Retype the opening lines of the listing below, ending with the line that contains "ha='center', va='bottom', fontsize=12, color='#404040')", and leave out any pictures.

-- start --

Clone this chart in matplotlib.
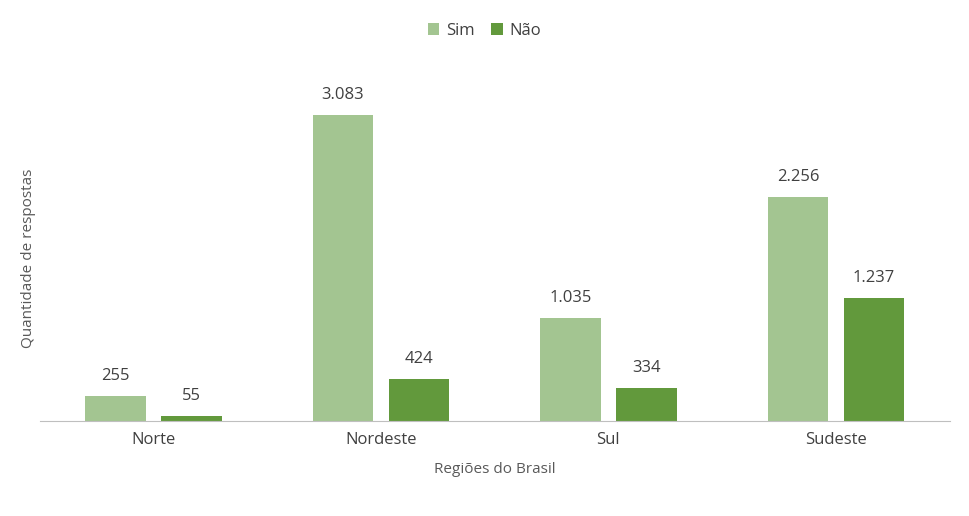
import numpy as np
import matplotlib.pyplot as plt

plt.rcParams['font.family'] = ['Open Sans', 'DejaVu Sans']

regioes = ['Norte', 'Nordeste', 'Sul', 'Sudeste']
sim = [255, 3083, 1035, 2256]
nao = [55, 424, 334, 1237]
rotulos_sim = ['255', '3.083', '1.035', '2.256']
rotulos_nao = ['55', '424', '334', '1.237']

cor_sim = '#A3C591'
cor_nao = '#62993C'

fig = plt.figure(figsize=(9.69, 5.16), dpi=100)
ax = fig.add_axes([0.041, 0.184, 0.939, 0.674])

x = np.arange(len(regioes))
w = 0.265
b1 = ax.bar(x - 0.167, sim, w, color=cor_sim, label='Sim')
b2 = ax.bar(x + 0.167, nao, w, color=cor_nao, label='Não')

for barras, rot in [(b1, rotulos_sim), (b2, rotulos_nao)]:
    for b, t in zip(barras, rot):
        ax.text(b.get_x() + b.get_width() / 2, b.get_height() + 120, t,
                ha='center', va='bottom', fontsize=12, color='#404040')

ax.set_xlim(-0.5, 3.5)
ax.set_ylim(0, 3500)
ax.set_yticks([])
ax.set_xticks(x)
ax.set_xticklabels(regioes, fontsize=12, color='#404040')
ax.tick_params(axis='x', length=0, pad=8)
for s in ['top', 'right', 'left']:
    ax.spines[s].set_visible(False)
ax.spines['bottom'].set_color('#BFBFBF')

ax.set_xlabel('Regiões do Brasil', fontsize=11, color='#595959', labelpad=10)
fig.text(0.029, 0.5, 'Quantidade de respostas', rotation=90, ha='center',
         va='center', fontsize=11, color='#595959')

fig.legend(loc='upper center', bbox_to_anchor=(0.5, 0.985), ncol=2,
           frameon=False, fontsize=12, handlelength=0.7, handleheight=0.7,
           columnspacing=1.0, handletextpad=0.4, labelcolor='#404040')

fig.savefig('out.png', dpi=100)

-- end --

=== WRITTEN RESPONSE ===
Clone this chart in matplotlib.
import numpy as np
import matplotlib.pyplot as plt

plt.rcParams['font.family'] = ['Open Sans', 'DejaVu Sans']

regioes = ['Norte', 'Nordeste', 'Sul', 'Sudeste']
sim = [255, 3083, 1035, 2256]
nao = [55, 424, 334, 1237]
rotulos_sim = ['255', '3.083', '1.035', '2.256']
rotulos_nao = ['55', '424', '334', '1.237']

cor_sim = '#A3C591'
cor_nao = '#62993C'

fig = plt.figure(figsize=(9.69, 5.16), dpi=100)
ax = fig.add_axes([0.041, 0.184, 0.939, 0.674])

x = np.arange(len(regioes))
w = 0.265
b1 = ax.bar(x - 0.167, sim, w, color=cor_sim, label='Sim')
b2 = ax.bar(x + 0.167, nao, w, color=cor_nao, label='Não')

for barras, rot in [(b1, rotulos_sim), (b2, rotulos_nao)]:
    for b, t in zip(barras, rot):
        ax.text(b.get_x() + b.get_width() / 2, b.get_height() + 120, t,
                ha='center', va='bottom', fontsize=12, color='#404040')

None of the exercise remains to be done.